There are a bunch of related questions on SO, but they either deal with numeric x-values (e.g. Heatmap with Gnuplot on a non-uniform grid) or with different input data formats (e.g. gnuplot: label x and y-axis of matrix (heatmap) with row and column names)
So my question is: What is the easiest way to transform my input file into a nice gnuplot heatmap?
Upvotes: 3
Views: 1388
Reputation: 25692
Edit: Revised code, better sticking to the original question.
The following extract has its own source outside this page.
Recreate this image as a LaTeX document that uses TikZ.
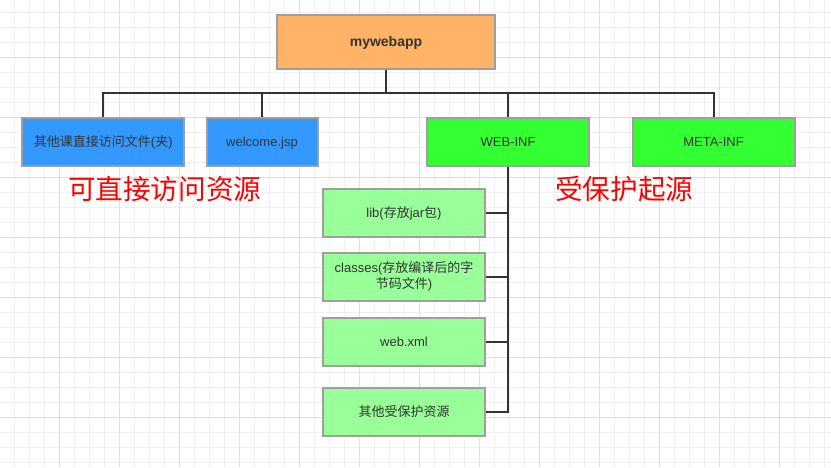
\documentclass[tikz,border=0pt]{standalone}
\usepackage{fontspec}
\setmainfont{Liberation Sans}
\newfontfamily\cjk{Noto Sans CJK SC}
\newcommand{\zh}[1]{{\cjk #1}}
\definecolor{gridminor}{HTML}{EFEFEF}
\definecolor{gridmajor}{HTML}{E0E0E0}
\definecolor{boxline}{HTML}{9E9E9E}
\definecolor{textgray}{HTML}{333333}
\definecolor{rootfill}{HTML}{FFB366}
\definecolor{bluefill}{HTML}{3399FF}
\definecolor{greenfill}{HTML}{33FF33}
\definecolor{lightgreen}{HTML}{99FF99}
\tikzset{
  dirbox/.style={draw=boxline,line width=2,rectangle,minimum width=162,minimum height=48,
    text=textgray,font=\fontsize{13}{16}\selectfont,align=center},
  oneline/.style={text height=10,text depth=1},
  conn/.style={draw=textgray,line width=2}
}
\begin{document}
\begin{tikzpicture}[x=1pt,y=-1pt,every node/.append style={inner sep=0pt}]
      \useasboundingbox (0,0) rectangle (831,467);
      % background grid
      \foreach \i in {0,...,54} \draw[gridminor,line width=1] (14.3+15*\i,0)--(14.3+15*\i,467);
      \foreach \i in {0,...,30} \draw[gridminor,line width=1] (0,12.3+15*\i)--(831,12.3+15*\i);
      \foreach \i in {0,...,13} \draw[gridmajor,line width=1] (59.3+60*\i,0)--(59.3+60*\i,467);
      \foreach \i in {0,...,7} \draw[gridmajor,line width=1] (0,57.3+60*\i)--(831,57.3+60*\i);

      \node[dirbox,oneline,fill=rootfill,minimum width=218,minimum height=54,font=\bfseries\fontsize{14}{16}\selectfont] (Root) at (386,42) {mywebapp};

      \node[dirbox,oneline,fill=bluefill] (Direct) at (103.3,141.5) {\zh{其他课直接访问文件}(\zh{夹})};
      \node[dirbox,oneline,fill=bluefill,minimum width=111] (Welcome) at (262,141.5) {welcome.jsp};
      \node[dirbox,oneline,fill=greenfill] (WebInf) at (508,141.5) {WEB-INF};
      \node[dirbox,oneline,fill=greenfill] (MetaInf) at (713.5,141.5) {META-INF};

      \node[dirbox,oneline,fill=lightgreen] (Lib) at (404,213) {lib(\zh{存放}jar\zh{包})};
      \node[dirbox,fill=lightgreen,text width=150] (Classes) at (404,276.5) {classes(\zh{存放编译后的字}\\\zh{节码文件})};
      \node[dirbox,oneline,fill=lightgreen] (WebXml) at (404,342) {web.xml};
      \node[dirbox,oneline,fill=lightgreen] (Others) at (404,412) {\zh{其他受保护资源}};

      \node[text=red,font=\cjk\fontsize{27.6}{30}\selectfont,anchor=west] (Public) at (68,189) {可直接访问资源};
      \node[text=red,font=\cjk\fontsize{27.6}{30}\selectfont,anchor=west] (Protected) at (555,189) {受保护起源};

      \coordinate (Bus) at (386,93);
      \draw[conn] (Root.south)--(Bus);
      \draw[conn] (Direct.north) |- (Bus);
      \draw[conn] (Welcome.north) |- (Bus);
      \draw[conn] (WebInf.north) |- (Bus);
      \draw[conn] (MetaInf.north) |- (Bus);

      \draw[conn] (WebInf.south) |- (Lib.east);
      \draw[conn] (WebInf.south) |- (Classes.east);
      \draw[conn] (WebInf.south) |- (WebXml.east);
      \draw[conn] (WebInf.south) |- (Others.east);
    \end{tikzpicture}
\end{document}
Your question basically boils down to: is there an ord()
function in gnuplot?
Answer: No, there is not, but you can built it yourself, without the need for calling external scripts. The "ASCII-Trick" is taken from here: how can I find out the ASCII code of a character in gnuplot
The following example works with gnuplot>=4.6.0 (version at the time of OP's question).
Code:
### plotting heatmap from "alphabetical data"
reset
# definition of chr() and ord()
chr(n) = sprintf('%c',n)
ASCII = ''; do for [i=1:255] {ASCII = ASCII.chr(i)}
ord(c) = strstrt(ASCII,c)
FILE = "SO20428010.dat"
# create some random test data
set print FILE
do for [i=1:26] for [j=1:26] {
print sprintf("%s %s %d", chr(i+96), chr(j+96), int(rand(0)*101))
}
set print
set size square
set xrange[0:27]
set yrange[27:0] reverse
set key noautotitle
set palette rgb 33,13,10
ChrToInt(col) = ord(strcol(col))-96
plot FILE u (ChrToInt(1)):(ChrToInt(2)):3:xtic(1):ytic(2) w image
### end of code
Result:
Upvotes: 1
Reputation: 15910
You need to convert the alphabet characters to integers. It might be possible to do this somehow in gnuplot, but it would probably be messy.
My solution would be to use a quick python script to convert the datafile (let's say it is called data.dat
):
#!/usr/bin/env python2.7
with open('data.dat', 'r') as i:
with open('data2.dat', 'w') as o:
lines = i.readlines()
for line in lines:
line = line.split()
x = str(ord(line[0].lower()) - ord('a'))
y = str(ord(line[1].lower()) - ord('a'))
o.write("%s %s %s\n" % (x, y, line[2]))
This takes a file like this:
a a 1
a b 2
a c 3
b a 4
b b 5
b c 6
c a 7
c b 8
c c 9
and converts it to:
0 0 1
0 1 2
0 2 3
1 0 4
1 1 5
1 2 6
2 0 7
2 1 8
2 2 9
Then you can plot it in gnuplot:
#!/usr/bin/env gnuplot
set terminal pngcairo
set output 'test.png'
set xtics ("a" 0, "b" 1, "c" 2)
set ytics ("a" 0, "b" 1, "c" 2)
set xlabel 'First Character'
set ylabel 'Second Character'
set title 'Character Combination Counts'
plot 'data2.dat' with image
It's a little clunky to set the tics manually that way, but it works fine.
Upvotes: 4